By the way, you don’t need AI for this, but it sure can help when you don’t have a human around. I’m not someone with deep knowledge of woodworking, plumbing, or electrical work. A lot of the time, I don’t know what to Google, and I don’t have a friend or family member I could easily ask who would just know. That’s where AI can come in handy.
Why wrong answers are still useful
Setting aside the means of solving the problem, the point here is that sometimes you don’t need a perfect response. You just need a response.
When I describe a problem poorly to an LLM and get back an answer that’s not quite right, that wrong answer becomes a catalyst. It gives me something to react to. I can look at it and think, no, that’s not quite it, but actually the real issue is more like this… and suddenly I’m unstuck. I’ve gone from staring at a blank wall to having a conversation, even if that conversation started with a misunderstanding.
This works because so many problems have a vocabulary barrier. I’m currently trying to troubleshoot a leak into my garage and some broken tile in my bathroom. I don’t know the right terminology for what I’m looking at. I don’t know what questions to ask. But I can take a picture and describe what I’m seeing in plain language, and even if the first response isn’t exactly right, it gives me enough context to have a real conversation with someone who actually knows what they’re doing.
That’s maybe the most underrated part of this whole approach: the shitty first step can not only get you unstuck, it can also give you enough vocabulary and context to talk intelligently to a friend, a family member, or someone at the hardware store (or whatever the right store is for you). If often feels like we need to be an expert when troubleshooting and asking for help, but really we just need to be a little less than completely lost.
Beyond home repair
I’ve found this pattern everywhere once I started looking for it. Health and ergonomics is a good example. I’ve dealt with RSI and wrist issues over the years, and I’ve used AI to troubleshoot my desk setup. I’ll snap a picture of how I’m sitting, describe where the pain is, and ask what might be causing it. This isn’t a replacement for seeing a doctor or physical therapist, but it’s a way to get unstuck when I’m not even sure what kind of professional I should be talking to or what questions I should be asking them.

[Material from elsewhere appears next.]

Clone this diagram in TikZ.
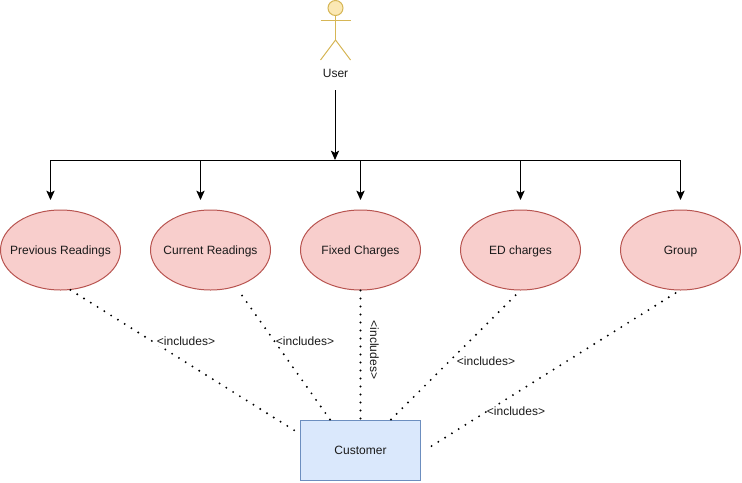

Even rabbit holes of curiosity benefit from this. I was scrolling TikTok recently and fell in love with a cover of a Japanese song I had never heard before. Screenshot, send to ChatGPT, and suddenly I’m learning about a Japanese emo band I’d never heard of called Singer’s High, reading translated lyrics for their song 朝を待つ, and going deep into a whole new corner of music. That discovery wouldn’t have happened if I’d had to figure out how to search for “that Japanese song from the TikTok with the girl playing guitar” on my own. (It’s a really, really good song, by the way.)
The shitty first draft for action
Anne Lamott’s insight was that perfectionism kills writing before it starts. You have to give yourself permission to be bad in order to eventually be good. The same thing is true for action more broadly. The fear of not knowing the right first move keeps us frozen, and the antidote is accepting that the first move doesn’t have to be right. It just has to be a move. I described this as just pick something in my article How to Finish What You Start.
AI has made the shitty first step dramatically easier to take. You can describe a problem badly and still get something useful back. You can ask a dumb question without feeling judged. You can get just enough information to break the inertia and start moving.
The chair is fixed now. The garage leak is still in progress, but I’m actually making progress on it instead of avoiding it. And I’ve got a new favorite Japanese band. None of these required AI to give me perfect answers. They just required something to push against, a foothold to start climbing from.
Keep an eye out for the problems sitting on your list not because they’re hard but because you don’t know where to start. That’s where the shitty first step can help the most.